The photovoltaic panels are mounted at opposing angles on a 12m-wide frame, with four electrically driven wheels enabling it to trundle at a snail’s pace up and down a field.

It can be parked at the end of its 50m or so operating run while field work takes place and then set in motion again to avoid shading crops.

To mitigate the cost of a power transfer installation, Marcel suggests operating the machines in a connected fleet, and to that end the minimum order accepted is four H2arvesters.

The machines come with a reel carrying 50m of AC connection cable and a junction box/power plug to make a further connection to a ground cable leading to a mains input and/or battery storage system.

The initial junction box needs to be placed within a 5m radius of one end of the harvester’s path.

Any cropping situation would be suitable, Marcel suggests, including dairy farms with a large area of flat, level grassland, and farms growing arable or horticultural crops.

The solar energy-gathering H2arvester in action during trials

The solar energy-gathering H2arvester in action during trials © H2arvester Systems BV

Mobile solution

The company, H2arvester Systems BV, is described as a start-up “dedicated to research, development and implementation of mobile and autonomous agrivoltaic systems and agrirobotics” and is offering the machine for sale in Europe.

A fleet of four is priced at €200,000 (£171,000).
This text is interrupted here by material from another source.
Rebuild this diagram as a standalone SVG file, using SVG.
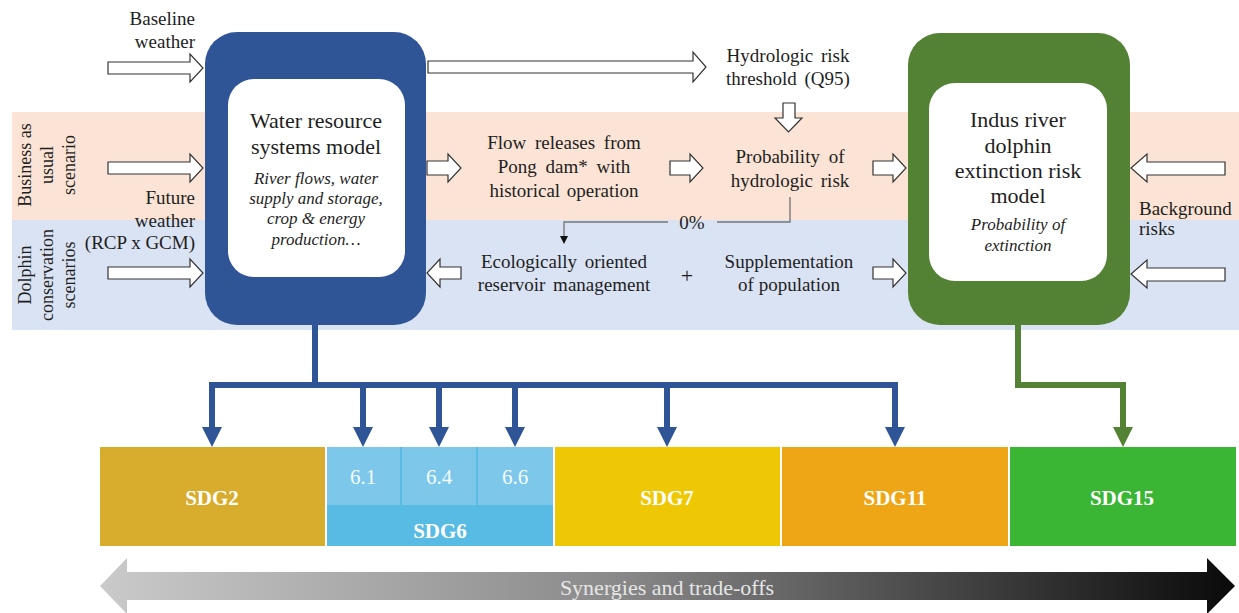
<svg xmlns="http://www.w3.org/2000/svg" width="1239" height="613" viewBox="0 0 1239 613">
<style>
.t{font-family:'Liberation Serif','DejaVu Serif',serif;fill:#1e1e1e;font-size:19px}
.c{text-anchor:middle}
.r{text-anchor:end}
.it{font-style:italic;font-size:17px}
.big{font-size:22px}
.v{font-size:18px}
.hollow{fill:#fff;stroke:#333;stroke-width:1.2;stroke-linejoin:miter}
.sdg{font-family:'Liberation Serif','DejaVu Serif',serif;font-weight:bold;font-size:21px;fill:#fff;text-anchor:middle}
.sub{font-family:'Liberation Serif','DejaVu Serif',serif;font-size:21px;fill:#f4fbff;text-anchor:middle}
.syn{font-family:'Liberation Serif','DejaVu Serif',serif;font-size:22px;fill:#e6e6e6;text-anchor:middle}
.bl{fill:none;stroke:#2F5597;stroke-width:6}
.gl{fill:none;stroke:#548235;stroke-width:6}
</style>
<defs>
<marker id="ab" viewBox="0 0 20 20" refX="0" refY="10" markerWidth="20" markerHeight="20" markerUnits="userSpaceOnUse" orient="auto"><path d="M0,0 L20,10 L0,20 z" fill="#2F5597"/></marker>
<marker id="ag" viewBox="0 0 20 20" refX="0" refY="10" markerWidth="20" markerHeight="20" markerUnits="userSpaceOnUse" orient="auto"><path d="M0,0 L20,10 L0,20 z" fill="#548235"/></marker>
<marker id="as" viewBox="0 0 8 8" refX="0" refY="4" markerWidth="8" markerHeight="8" markerUnits="userSpaceOnUse" orient="auto"><path d="M0,0 L8,4 L0,8 z" fill="#111"/></marker>
<linearGradient id="gr" x1="0" y1="0" x2="1" y2="0">
<stop offset="0" stop-color="#cacaca"/>
<stop offset="0.45" stop-color="#8a8a8a"/>
<stop offset="1" stop-color="#0a0a0a"/>
</linearGradient>
</defs>
<rect width="1239" height="613" fill="#fff"/>
<!-- bands -->
<rect x="12" y="112" width="1227" height="108" fill="#FBE4D5"/>
<rect x="12" y="220" width="1227" height="110" fill="#DAE3F3"/>
<text class="t v" transform="translate(31,165) rotate(-90)" text-anchor="middle">Business as</text>
<text class="t v" transform="translate(53,165) rotate(-90)" text-anchor="middle">usual</text>
<text class="t v" transform="translate(75,165) rotate(-90)" text-anchor="middle">scenario</text>
<text class="t v" transform="translate(31,275) rotate(-90)" text-anchor="middle">Dolphin</text>
<text class="t v" transform="translate(53,275) rotate(-90)" text-anchor="middle">conservation</text>
<text class="t v" transform="translate(75,275) rotate(-90)" text-anchor="middle">scenarios</text>
<!-- left inputs -->
<g id="baseline-weather">
<text class="t r" x="195" y="25">Baseline</text>
<text class="t r" x="195" y="48">weather</text>
</g>
<g id="future-weather">
<text class="t r" x="195" y="204">Future</text>
<text class="t r" x="195" y="227">weather</text>
<text class="t r" x="195" y="249">(RCP x GCM)</text>
</g>
<!-- nodes -->
<g id="water-model">
<rect x="205" y="32" width="221" height="293" rx="32" fill="#2F5597"/>
<rect x="228" y="79" width="177" height="198" rx="26" fill="#fff"/>
<text class="t c big" x="316" y="128">Water resource</text>
<text class="t c big" x="316" y="154">systems model</text>
<text class="t c it" x="316" y="184">River flows, water</text>
<text class="t c it" x="316" y="204">supply and storage,</text>
<text class="t c it" x="316" y="224">crop &amp; energy</text>
<text class="t c it" x="316" y="245">production…</text>
</g>
<g id="dolphin-model">
<rect x="908" y="33" width="222" height="292" rx="32" fill="#548235"/>
<rect x="929" y="83" width="178" height="198" rx="26" fill="#fff"/>
<text class="t c big" x="1018" y="127">Indus river</text>
<text class="t c big" x="1018" y="153">dolphin</text>
<text class="t c big" x="1018" y="178">extinction risk</text>
<text class="t c big" x="1018" y="203">model</text>
<text class="t c it" x="1018" y="230">Probability of</text>
<text class="t c it" x="1018" y="251">extinction</text>
</g>
<g id="threshold">
<text class="t c" x="788" y="62" word-spacing="3">Hydrologic risk</text>
<text class="t c" x="788" y="85" word-spacing="3">threshold (Q95)</text>
</g>
<g id="flow-releases">
<text class="t c" x="564" y="149" word-spacing="4">Flow releases from</text>
<text class="t c" x="564" y="173" word-spacing="4">Pong dam* with</text>
<text class="t c" x="564" y="197" word-spacing="2">historical operation</text>
</g>
<g id="probability">
<text class="t c" x="790" y="163" word-spacing="4">Probability of</text>
<text class="t c" x="790" y="187" word-spacing="3">hydrologic risk</text>
</g>
<g id="eco-management">
<text class="t c" x="564" y="268" word-spacing="3">Ecologically oriented</text>
<text class="t c" x="564" y="291" word-spacing="3">reservoir management</text>
</g>
<text class="t c big" x="687" y="283">+</text>
<g id="supplementation">
<text class="t c" x="789" y="268">Supplementation</text>
<text class="t c" x="789" y="291">of population</text>
</g>
<g id="background-risks">
<text class="t" x="1139" y="215">Background</text>
<text class="t" x="1139" y="235">risks</text>
</g>
<!-- connectors -->
<g id="connectors">
<polygon class="hollow" points="108,62 190,62 190,54 203,68 190,82 190,74 108,74"/>
<polygon class="hollow" points="108,162 190,162 190,154 203,168 190,182 190,174 108,174"/>
<polygon class="hollow" points="108,267 190,267 190,259 203,273 190,287 190,279 108,279"/>
<polygon class="hollow" points="428,61 693,61 693,52 706,67 693,82 693,73 428,73"/>
<polygon class="hollow" points="783,103 795,103 795,118 802,118 788.5,132 775,118 783,118"/>
<polygon class="hollow" points="427,161 448,161 448,154 461,168 448,182 448,175 427,175"/>
<polygon class="hollow" points="670,161 690,161 690,154 703,168 690,182 690,175 670,175"/>
<polygon class="hollow" points="873,161 893,161 893,154 906,168 893,182 893,175 873,175"/>
<polygon class="hollow" points="461,267 440,267 440,259 427,273 440,287 440,279 461,279"/>
<polygon class="hollow" points="873,267 893,267 893,259 906,273 893,287 893,279 873,279"/>
<polygon class="hollow" points="1225,162 1147,162 1147,154 1131,168 1147,182 1147,175 1225,175"/>
<polygon class="hollow" points="1225,268 1147,268 1147,260 1131,274 1147,288 1147,281 1225,281"/>
<path d="M790,197 V222 H717 M668,222 H564 V236" fill="none" stroke="#777" stroke-width="1.4" marker-end="url(#as)"/>
<text class="t c" x="692" y="229">0%</text>
<path class="bl" d="M315,325 V385"/>
<path class="bl" d="M209,385 H898"/>
<path class="bl" d="M212,385 V427" marker-end="url(#ab)"/>
<path class="bl" d="M363,385 V427" marker-end="url(#ab)"/>
<path class="bl" d="M439,385 V427" marker-end="url(#ab)"/>
<path class="bl" d="M515,385 V427" marker-end="url(#ab)"/>
<path class="bl" d="M667,385 V427" marker-end="url(#ab)"/>
<path class="bl" d="M895,385 V427" marker-end="url(#ab)"/>
<path class="gl" d="M1018,325 V385 H1123 V427" marker-end="url(#ag)"/>
</g>
<!-- SDGs -->
<g id="sdg2">
<rect x="100" y="447" width="225" height="99" fill="#D8AC2C"/>
<text class="sdg" x="212" y="505">SDG2</text>
</g>
<g id="sdg6">
<rect x="327" y="447" width="226" height="99" fill="#58BBE4"/>
<rect x="327" y="447" width="73" height="58" fill="#7DC8EA"/>
<rect x="402" y="447" width="74" height="58" fill="#7DC8EA"/>
<rect x="478" y="447" width="75" height="58" fill="#7DC8EA"/>
<text class="sub" x="363" y="484">6.1</text>
<text class="sub" x="439" y="484">6.4</text>
<text class="sub" x="515" y="484">6.6</text>
<text class="sdg" x="440" y="538">SDG6</text>
</g>
<g id="sdg7">
<rect x="555" y="447" width="225" height="99" fill="#EFC805"/>
<text class="sdg" x="667" y="505">SDG7</text>
</g>
<g id="sdg11">
<rect x="782" y="447" width="226" height="99" fill="#EFA616"/>
<text class="sdg" x="895" y="505">SDG11</text>
</g>
<g id="sdg15">
<rect x="1010" y="447" width="226" height="99" fill="#3AB534"/>
<text class="sdg" x="1122" y="505">SDG15</text>
</g>
<g id="synergies">
<polygon points="100,586 127,558 127,572 1207,572 1207,558 1235,586 1207,614 1207,600 127,600 127,614" fill="url(#gr)"/>
<text class="syn" x="667" y="595">Synergies and trade-offs</text>
</g>
</svg>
Alternatively, the solar harvesters can be leased for €100 (£86) a week, including delivery and installation, but not cabling and other equipment required.

“A fleet of eight such machines operating across 1ha of productive land could generate 200,000kWh of electricity, or at least 2MWh on 10ha,” says Marcel.

Co-inventor Rob Jacobs accepts that setting up an H2arvester fleet is more expensive than an equivalent fixed-panel solar farm.

“But normally, if you put fixed panels on a field you can no longer grow crops; with a mobile solution you can generate electricity and grow crops in the same place.”

Tool carrier

The team behind the H2arvester development has designed the gantry vehicle to also operate as a large-scale autonomous tool carrier – without the solar panels, of course.

At 12m wide, it would have significantly greater capacity than current robot field machines while being used for weeding, scanning, and crop and soil monitoring. 

Operating as a mobile drip irrigator is another application suggested.

The tool carrier would be particularly relevant for crops grown in rows, such as salads, vegetables, maize and sugar beet.